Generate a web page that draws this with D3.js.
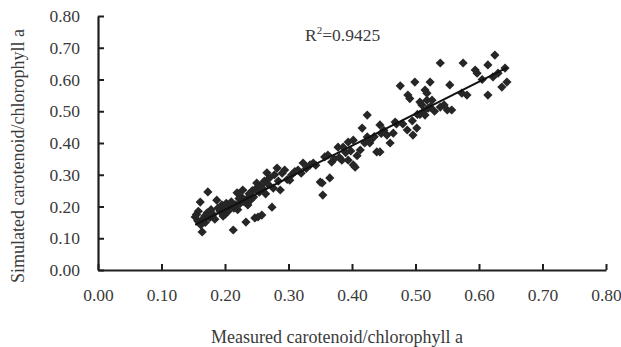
<!DOCTYPE html>
<html>
<head>
<meta charset="utf-8">
<script src="https://cdn.jsdelivr.net/npm/d3@7"></script>
<style>
  html, body { margin: 0; padding: 0; background: #fff; }
  svg { display: block; }
  text { font-family: "Liberation Serif", "Times New Roman", serif; }
</style>
</head>
<body>
<svg id="chart" width="621" height="347"></svg>
<script>
// Measured vs simulated carotenoid / chlorophyll a ratios
const measured = [
  0.153,0.155,0.157,0.158,0.161,0.162,0.164,0.165,0.168,0.169,0.173,0.172,0.176,0.178,0.181,0.184,
  0.187,0.189,0.192,0.195,0.197,0.199,0.200,0.202,0.205,0.207,0.210,0.213,0.214,0.217,0.219,0.220,
  0.222,0.224,0.226,0.228,0.230,0.233,0.235,0.236,0.238,0.240,0.243,0.245,0.247,0.248,0.250,0.252,
  0.254,0.256,0.258,0.260,0.262,0.264,0.266,0.268,0.270,0.274,0.276,0.278,0.282,0.284,0.287,0.290,
  0.294,0.298,0.302,0.305,0.310,0.315,0.320,0.323,0.328,0.334,0.339,0.343,0.350,0.353,0.354,0.357,
  0.362,0.365,0.368,0.372,0.378,0.380,0.384,0.386,0.390,0.394,0.394,0.398,0.402,0.402,0.405,0.408,
  0.413,0.416,0.420,0.424,0.424,0.428,0.430,0.435,0.439,0.444,0.444,0.446,0.450,0.455,0.460,0.465,
  0.468,0.470,0.476,0.480,0.487,0.488,0.491,0.495,0.496,0.499,0.502,0.503,0.507,0.507,0.510,0.513,
  0.515,0.515,0.518,0.518,0.520,0.523,0.523,0.526,0.530,0.539,0.539,0.545,0.550,0.554,0.557,0.573,
  0.575,0.581,0.594,0.597,0.605,0.614,0.614,0.622,0.625,0.630,0.636,0.641,0.644
];
const simulated = [
  0.167,0.175,0.155,0.185,0.214,0.142,0.120,0.160,0.170,0.150,0.246,0.180,0.165,0.190,0.175,0.160,
  0.220,0.195,0.185,0.205,0.170,0.190,0.175,0.210,0.185,0.200,0.215,0.126,0.195,0.205,0.243,0.190,
  0.225,0.210,0.230,0.252,0.215,0.151,0.225,0.205,0.240,0.220,0.250,0.230,0.164,0.255,0.274,0.167,
  0.245,0.265,0.173,0.255,0.280,0.240,0.306,0.270,0.290,0.198,0.258,0.300,0.321,0.280,0.252,0.305,
  0.315,0.285,0.283,0.300,0.310,0.315,0.305,0.337,0.320,0.331,0.337,0.330,0.277,0.274,0.236,0.356,
  0.362,0.290,0.340,0.350,0.387,0.355,0.346,0.387,0.370,0.403,0.346,0.375,0.331,0.409,0.324,0.360,
  0.378,0.447,0.400,0.488,0.419,0.400,0.410,0.420,0.372,0.372,0.457,0.430,0.440,0.425,0.400,0.431,
  0.466,0.460,0.580,0.460,0.441,0.551,0.540,0.470,0.425,0.592,0.447,0.490,0.490,0.529,0.520,0.500,
  0.567,0.488,0.535,0.557,0.510,0.592,0.513,0.535,0.500,0.652,0.513,0.520,0.504,0.583,0.504,0.557,
  0.652,0.551,0.630,0.620,0.600,0.646,0.551,0.608,0.677,0.620,0.576,0.636,0.592
];
const xTicks = [0, 0.1, 0.2, 0.3, 0.4, 0.5, 0.6, 0.7, 0.8];
const yTicks = [0, 0.1, 0.2, 0.3, 0.4, 0.5, 0.6, 0.7, 0.8];
const xTitle = "Measured carotenoid/chlorophyll a";
const yTitle = "Simulated carotenoid/chlorophyll a";
const r2Label = "0.9425";

const points = measured.map((m, i) => ({ x: m, y: simulated[i] }));

const svg = d3.select("#chart");
const x = d3.scaleLinear().domain([0, 0.8]).range([98, 606]);
const y = d3.scaleLinear().domain([0, 0.8]).range([270, 16]);
const ink = "#1e1e1e";
const labelInk = "#3a3a3a";
const serif = '"Liberation Serif", "Times New Roman", serif';

// Axes with inward ticks
const xAxis = svg.append("g")
  .attr("transform", `translate(0,${y(0)})`)
  .call(d3.axisBottom(x).tickValues(xTicks).tickFormat(d3.format(".2f"))
    .tickSizeInner(-6).tickSizeOuter(0).tickPadding(19));
const yAxis = svg.append("g")
  .attr("transform", `translate(${x(0)},0)`)
  .call(d3.axisLeft(y).tickValues(yTicks).tickFormat(d3.format(".2f"))
    .tickSizeInner(-6).tickSizeOuter(0).tickPadding(18));

[xAxis, yAxis].forEach(g => {
  g.select(".domain").attr("stroke", ink).attr("stroke-width", 2.2);
  g.selectAll(".tick line").attr("stroke", ink).attr("stroke-width", 2);
  g.selectAll(".tick text")
    .attr("fill", labelInk)
    .style("font-family", serif)
    .style("font-size", "17.5px");
});

// Least-squares fit drawn across the measured range
const mx = d3.mean(points, d => d.x), my = d3.mean(points, d => d.y);
const slope = d3.sum(points, d => (d.x - mx) * (d.y - my)) / d3.sum(points, d => (d.x - mx) ** 2);
const intercept = my - slope * mx;
const [x0, x1] = d3.extent(points, d => d.x);

// Diamond markers
const r = 4.6;
const diamond = `M0,${-r}L${r},0L0,${r}L${-r},0Z`;
svg.append("g").selectAll("path")
  .data(points)
  .join("path")
  .attr("d", diamond)
  .attr("transform", d => `translate(${x(d.x)},${y(d.y)})`)
  .attr("fill", "#262626");

svg.append("line")
  .attr("x1", x(x0)).attr("y1", y(intercept + slope * x0))
  .attr("x2", x(x1)).attr("y2", y(intercept + slope * x1))
  .attr("stroke", "#111").attr("stroke-width", 2);

// Coefficient of determination
const r2 = svg.append("text")
  .attr("x", 305).attr("y", 41)
  .attr("fill", labelInk)
  .style("font-size", "17.5px");
r2.append("tspan").text("R");
r2.append("tspan").attr("dy", -7).style("font-size", "11px").text("2");
r2.append("tspan").attr("dy", 7).text("=" + r2Label);

// Axis titles
svg.append("text")
  .attr("x", 337).attr("y", 343)
  .attr("text-anchor", "middle")
  .attr("fill", labelInk)
  .style("font-size", "18px")
  .text(xTitle);
svg.append("text")
  .attr("transform", "translate(24,156) rotate(-90)")
  .attr("text-anchor", "middle")
  .attr("fill", labelInk)
  .style("font-size", "18px")
  .text(yTitle);
</script>
</body>
</html>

To do: Reproduce the material above verbatim; omit every picture.

Task output:
Generate a web page that draws this with D3.js.
<!DOCTYPE html>
<html>
<head>
<meta charset="utf-8">
<script src="https://cdn.jsdelivr.net/npm/d3@7"></script>
<style>
  html, body { margin: 0; padding: 0; background: #fff; }
  svg { display: block; }
  text { font-family: "Liberation Serif", "Times New Roman", serif; }
</style>
</head>
<body>
<svg id="chart" width="621" height="347"></svg>
<script>
// Measured vs simulated carotenoid / chlorophyll a ratios
const measured = [
  0.153,0.155,0.157,0.158,0.161,0.162,0.164,0.165,0.168,0.169,0.173,0.172,0.176,0.178,0.181,0.184,
  0.187,0.189,0.192,0.195,0.197,0.199,0.200,0.202,0.205,0.207,0.210,0.213,0.214,0.217,0.219,0.220,
  0.222,0.224,0.226,0.228,0.230,0.233,0.235,0.236,0.238,0.240,0.243,0.245,0.247,0.248,0.250,0.252,
  0.254,0.256,0.258,0.260,0.262,0.264,0.266,0.268,0.270,0.274,0.276,0.278,0.282,0.284,0.287,0.290,
  0.294,0.298,0.302,0.305,0.310,0.315,0.320,0.323,0.328,0.334,0.339,0.343,0.350,0.353,0.354,0.357,
  0.362,0.365,0.368,0.372,0.378,0.380,0.384,0.386,0.390,0.394,0.394,0.398,0.402,0.402,0.405,0.408,
  0.413,0.416,0.420,0.424,0.424,0.428,0.430,0.435,0.439,0.444,0.444,0.446,0.450,0.455,0.460,0.465,
  0.468,0.470,0.476,0.480,0.487,0.488,0.491,0.495,0.496,0.499,0.502,0.503,0.507,0.507,0.510,0.513,
  0.515,0.515,0.518,0.518,0.520,0.523,0.523,0.526,0.530,0.539,0.539,0.545,0.550,0.554,0.557,0.573,
  0.575,0.581,0.594,0.597,0.605,0.614,0.614,0.622,0.625,0.630,0.636,0.641,0.644
];
const simulated = [
  0.167,0.175,0.155,0.185,0.214,0.142,0.120,0.160,0.170,0.150,0.246,0.180,0.165,0.190,0.175,0.160,
  0.220,0.195,0.185,0.205,0.170,0.190,0.175,0.210,0.185,0.200,0.215,0.126,0.195,0.205,0.243,0.190,
  0.225,0.210,0.230,0.252,0.215,0.151,0.225,0.205,0.240,0.220,0.250,0.230,0.164,0.255,0.274,0.167,
  0.245,0.265,0.173,0.255,0.280,0.240,0.306,0.270,0.290,0.198,0.258,0.300,0.321,0.280,0.252,0.305,
  0.315,0.285,0.283,0.300,0.310,0.315,0.305,0.337,0.320,0.331,0.337,0.330,0.277,0.274,0.236,0.356,
  0.362,0.290,0.340,0.350,0.387,0.355,0.346,0.387,0.370,0.403,0.346,0.375,0.331,0.409,0.324,0.360,
  0.378,0.447,0.400,0.488,0.419,0.400,0.410,0.420,0.372,0.372,0.457,0.430,0.440,0.425,0.400,0.431,
  0.466,0.460,0.580,0.460,0.441,0.551,0.540,0.470,0.425,0.592,0.447,0.490,0.490,0.529,0.520,0.500,
  0.567,0.488,0.535,0.557,0.510,0.592,0.513,0.535,0.500,0.652,0.513,0.520,0.504,0.583,0.504,0.557,
  0.652,0.551,0.630,0.620,0.600,0.646,0.551,0.608,0.677,0.620,0.576,0.636,0.592
];
const xTicks = [0, 0.1, 0.2, 0.3, 0.4, 0.5, 0.6, 0.7, 0.8];
const yTicks = [0, 0.1, 0.2, 0.3, 0.4, 0.5, 0.6, 0.7, 0.8];
const xTitle = "Measured carotenoid/chlorophyll a";
const yTitle = "Simulated carotenoid/chlorophyll a";
const r2Label = "0.9425";

const points = measured.map((m, i) => ({ x: m, y: simulated[i] }));

const svg = d3.select("#chart");
const x = d3.scaleLinear().domain([0, 0.8]).range([98, 606]);
const y = d3.scaleLinear().domain([0, 0.8]).range([270, 16]);
const ink = "#1e1e1e";
const labelInk = "#3a3a3a";
const serif = '"Liberation Serif", "Times New Roman", serif';

// Axes with inward ticks
const xAxis = svg.append("g")
  .attr("transform", `translate(0,${y(0)})`)
  .call(d3.axisBottom(x).tickValues(xTicks).tickFormat(d3.format(".2f"))
    .tickSizeInner(-6).tickSizeOuter(0).tickPadding(19));
const yAxis = svg.append("g")
  .attr("transform", `translate(${x(0)},0)`)
  .call(d3.axisLeft(y).tickValues(yTicks).tickFormat(d3.format(".2f"))
    .tickSizeInner(-6).tickSizeOuter(0).tickPadding(18));

[xAxis, yAxis].forEach(g => {
  g.select(".domain").attr("stroke", ink).attr("stroke-width", 2.2);
  g.selectAll(".tick line").attr("stroke", ink).attr("stroke-width", 2);
  g.selectAll(".tick text")
    .attr("fill", labelInk)
    .style("font-family", serif)
    .style("font-size", "17.5px");
});

// Least-squares fit drawn across the measured range
const mx = d3.mean(points, d => d.x), my = d3.mean(points, d => d.y);
const slope = d3.sum(points, d => (d.x - mx) * (d.y - my)) / d3.sum(points, d => (d.x - mx) ** 2);
const intercept = my - slope * mx;
const [x0, x1] = d3.extent(points, d => d.x);

// Diamond markers
const r = 4.6;
const diamond = `M0,${-r}L${r},0L0,${r}L${-r},0Z`;
svg.append("g").selectAll("path")
  .data(points)
  .join("path")
  .attr("d", diamond)
  .attr("transform", d => `translate(${x(d.x)},${y(d.y)})`)
  .attr("fill", "#262626");

svg.append("line")
  .attr("x1", x(x0)).attr("y1", y(intercept + slope * x0))
  .attr("x2", x(x1)).attr("y2", y(intercept + slope * x1))
  .attr("stroke", "#111").attr("stroke-width", 2);

// Coefficient of determination
const r2 = svg.append("text")
  .attr("x", 305).attr("y", 41)
  .attr("fill", labelInk)
  .style("font-size", "17.5px");
r2.append("tspan").text("R");
r2.append("tspan").attr("dy", -7).style("font-size", "11px").text("2");
r2.append("tspan").attr("dy", 7).text("=" + r2Label);

// Axis titles
svg.append("text")
  .attr("x", 337).attr("y", 343)
  .attr("text-anchor", "middle")
  .attr("fill", labelInk)
  .style("font-size", "18px")
  .text(xTitle);
svg.append("text")
  .attr("transform", "translate(24,156) rotate(-90)")
  .attr("text-anchor", "middle")
  .attr("fill", labelInk)
  .style("font-size", "18px")
  .text(yTitle);
</script>
</body>
</html>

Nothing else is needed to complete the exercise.